Mas, mesmo na hipótese de que viessem a ocorrer combates aéreos, alguns números também ajudam na questão da perspectiva. A Rússia tem o total de um porta-aviões, o algo defasado Almirante Kuznetsov. Os Estados Unidos têm 19, embora digam que tecnicamente são dez. Os outros nove fazem exatamente a mesma coisa – carregam um poderio bélico superior ao da maioria dos países -, mas não se enquadram na categoria. 

Aviões de combate da Rússia atualmente na Síria: 24. Aviões de combate americanos em bases terrestres da região e plataformas navais: mais de 80.
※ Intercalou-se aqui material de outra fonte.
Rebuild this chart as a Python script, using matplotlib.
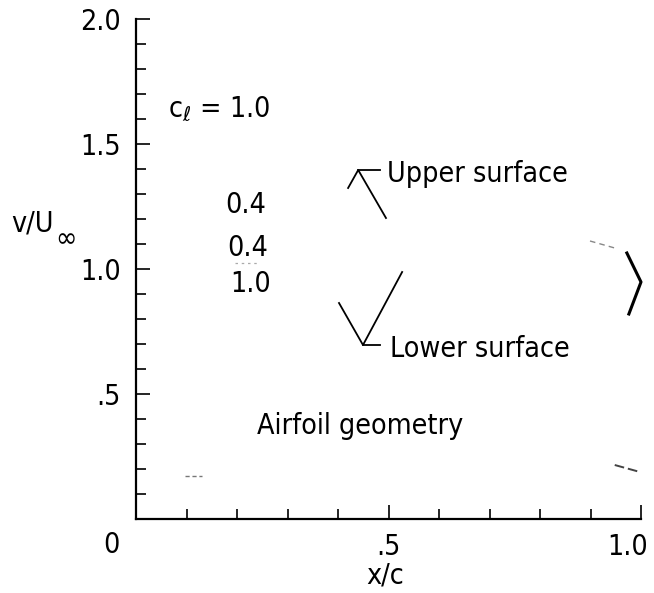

 Síria tem 450 aeronaves, das quais cem dedicadas a bombardear rebeldes e civis que dêem o azar de estar no meio. Capacidade americana de destruir toda as bases e aeronaves sírias: 100%. Capacidade do Irã de impedir isso: zero. Capacidade de criar focos de confronto com Israel e em outros pontos: altíssima. Possibilidade de retaliação israelense: altíssima, se os Estados Unidos consentirem.

A situação é complicada e potencialmente volátil, claro. Mas, como a Hungria de Miklos Horthy, o Irã precisa  decidir se quer mesmo ter um diferendo que leve à guerra com os Estados Unidos. Ou virar um país cheio de almirantes sem navios nem mar.